- [STATED TASK]
Your job is to retype all of the data word for word, leaving every image out.
══════════════════════════════
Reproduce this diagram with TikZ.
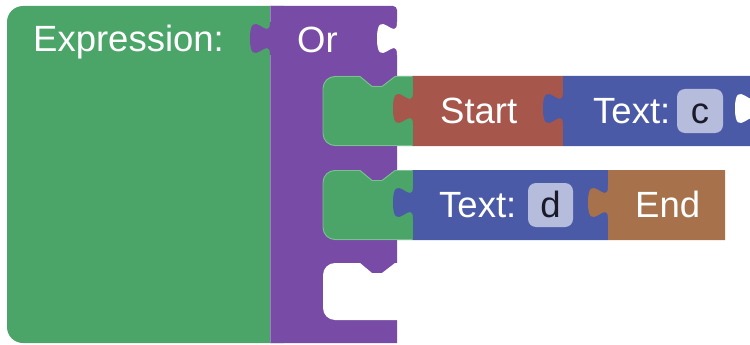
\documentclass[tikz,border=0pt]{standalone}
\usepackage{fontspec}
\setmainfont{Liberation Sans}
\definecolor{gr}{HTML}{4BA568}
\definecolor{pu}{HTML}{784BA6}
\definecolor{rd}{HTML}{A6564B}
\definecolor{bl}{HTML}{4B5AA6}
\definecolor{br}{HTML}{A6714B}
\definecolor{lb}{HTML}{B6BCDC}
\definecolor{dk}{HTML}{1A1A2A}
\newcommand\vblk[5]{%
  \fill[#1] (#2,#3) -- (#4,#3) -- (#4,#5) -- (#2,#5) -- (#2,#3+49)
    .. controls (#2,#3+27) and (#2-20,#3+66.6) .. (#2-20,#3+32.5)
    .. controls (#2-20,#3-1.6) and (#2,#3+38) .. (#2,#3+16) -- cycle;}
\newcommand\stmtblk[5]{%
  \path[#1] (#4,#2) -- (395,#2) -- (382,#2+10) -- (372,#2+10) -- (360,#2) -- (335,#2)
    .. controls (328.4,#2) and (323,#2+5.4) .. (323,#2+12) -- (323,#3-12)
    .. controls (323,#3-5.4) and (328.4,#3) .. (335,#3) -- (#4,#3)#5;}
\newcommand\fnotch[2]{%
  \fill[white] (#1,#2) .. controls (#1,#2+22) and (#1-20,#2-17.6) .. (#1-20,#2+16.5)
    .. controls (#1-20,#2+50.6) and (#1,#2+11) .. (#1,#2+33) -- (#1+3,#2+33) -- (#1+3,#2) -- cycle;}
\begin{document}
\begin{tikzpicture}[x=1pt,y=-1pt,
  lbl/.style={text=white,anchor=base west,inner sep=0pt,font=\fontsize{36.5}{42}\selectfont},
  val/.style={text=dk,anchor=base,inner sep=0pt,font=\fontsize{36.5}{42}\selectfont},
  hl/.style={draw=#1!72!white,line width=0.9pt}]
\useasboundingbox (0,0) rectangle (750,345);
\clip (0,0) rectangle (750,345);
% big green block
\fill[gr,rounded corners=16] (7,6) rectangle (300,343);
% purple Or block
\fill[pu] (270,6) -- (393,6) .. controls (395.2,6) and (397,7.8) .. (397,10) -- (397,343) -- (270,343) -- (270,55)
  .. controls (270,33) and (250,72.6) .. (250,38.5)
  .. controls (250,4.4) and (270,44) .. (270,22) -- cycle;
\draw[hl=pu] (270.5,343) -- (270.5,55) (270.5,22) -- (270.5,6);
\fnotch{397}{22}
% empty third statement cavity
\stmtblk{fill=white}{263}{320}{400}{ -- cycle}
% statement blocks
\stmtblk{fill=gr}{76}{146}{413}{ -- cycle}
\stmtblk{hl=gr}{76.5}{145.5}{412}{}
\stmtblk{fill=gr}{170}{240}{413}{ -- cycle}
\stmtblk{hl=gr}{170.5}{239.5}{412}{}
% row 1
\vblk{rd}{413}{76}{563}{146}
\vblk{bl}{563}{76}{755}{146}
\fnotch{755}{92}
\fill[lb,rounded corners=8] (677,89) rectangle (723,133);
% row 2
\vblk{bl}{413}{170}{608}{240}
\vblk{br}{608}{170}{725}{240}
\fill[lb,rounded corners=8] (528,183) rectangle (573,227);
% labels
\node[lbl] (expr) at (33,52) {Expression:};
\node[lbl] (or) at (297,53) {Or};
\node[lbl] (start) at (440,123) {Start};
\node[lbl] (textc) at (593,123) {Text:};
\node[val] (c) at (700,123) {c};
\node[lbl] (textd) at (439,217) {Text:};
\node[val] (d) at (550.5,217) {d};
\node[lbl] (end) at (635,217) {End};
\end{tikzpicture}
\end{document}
══════════════════════════════
- [RESPONSE TO THIS TASK]
Reproduce this diagram with TikZ.
\documentclass[tikz,border=0pt]{standalone}
\usepackage{fontspec}
\setmainfont{Liberation Sans}
\definecolor{gr}{HTML}{4BA568}
\definecolor{pu}{HTML}{784BA6}
\definecolor{rd}{HTML}{A6564B}
\definecolor{bl}{HTML}{4B5AA6}
\definecolor{br}{HTML}{A6714B}
\definecolor{lb}{HTML}{B6BCDC}
\definecolor{dk}{HTML}{1A1A2A}
\newcommand\vblk[5]{%
  \fill[#1] (#2,#3) -- (#4,#3) -- (#4,#5) -- (#2,#5) -- (#2,#3+49)
    .. controls (#2,#3+27) and (#2-20,#3+66.6) .. (#2-20,#3+32.5)
    .. controls (#2-20,#3-1.6) and (#2,#3+38) .. (#2,#3+16) -- cycle;}
\newcommand\stmtblk[5]{%
  \path[#1] (#4,#2) -- (395,#2) -- (382,#2+10) -- (372,#2+10) -- (360,#2) -- (335,#2)
    .. controls (328.4,#2) and (323,#2+5.4) .. (323,#2+12) -- (323,#3-12)
    .. controls (323,#3-5.4) and (328.4,#3) .. (335,#3) -- (#4,#3)#5;}
\newcommand\fnotch[2]{%
  \fill[white] (#1,#2) .. controls (#1,#2+22) and (#1-20,#2-17.6) .. (#1-20,#2+16.5)
    .. controls (#1-20,#2+50.6) and (#1,#2+11) .. (#1,#2+33) -- (#1+3,#2+33) -- (#1+3,#2) -- cycle;}
\begin{document}
\begin{tikzpicture}[x=1pt,y=-1pt,
  lbl/.style={text=white,anchor=base west,inner sep=0pt,font=\fontsize{36.5}{42}\selectfont},
  val/.style={text=dk,anchor=base,inner sep=0pt,font=\fontsize{36.5}{42}\selectfont},
  hl/.style={draw=#1!72!white,line width=0.9pt}]
\useasboundingbox (0,0) rectangle (750,345);
\clip (0,0) rectangle (750,345);
% big green block
\fill[gr,rounded corners=16] (7,6) rectangle (300,343);
% purple Or block
\fill[pu] (270,6) -- (393,6) .. controls (395.2,6) and (397,7.8) .. (397,10) -- (397,343) -- (270,343) -- (270,55)
  .. controls (270,33) and (250,72.6) .. (250,38.5)
  .. controls (250,4.4) and (270,44) .. (270,22) -- cycle;
\draw[hl=pu] (270.5,343) -- (270.5,55) (270.5,22) -- (270.5,6);
\fnotch{397}{22}
% empty third statement cavity
\stmtblk{fill=white}{263}{320}{400}{ -- cycle}
% statement blocks
\stmtblk{fill=gr}{76}{146}{413}{ -- cycle}
\stmtblk{hl=gr}{76.5}{145.5}{412}{}
\stmtblk{fill=gr}{170}{240}{413}{ -- cycle}
\stmtblk{hl=gr}{170.5}{239.5}{412}{}
% row 1
\vblk{rd}{413}{76}{563}{146}
\vblk{bl}{563}{76}{755}{146}
\fnotch{755}{92}
\fill[lb,rounded corners=8] (677,89) rectangle (723,133);
% row 2
\vblk{bl}{413}{170}{608}{240}
\vblk{br}{608}{170}{725}{240}
\fill[lb,rounded corners=8] (528,183) rectangle (573,227);
% labels
\node[lbl] (expr) at (33,52) {Expression:};
\node[lbl] (or) at (297,53) {Or};
\node[lbl] (start) at (440,123) {Start};
\node[lbl] (textc) at (593,123) {Text:};
\node[val] (c) at (700,123) {c};
\node[lbl] (textd) at (439,217) {Text:};
\node[val] (d) at (550.5,217) {d};
\node[lbl] (end) at (635,217) {End};
\end{tikzpicture}
\end{document}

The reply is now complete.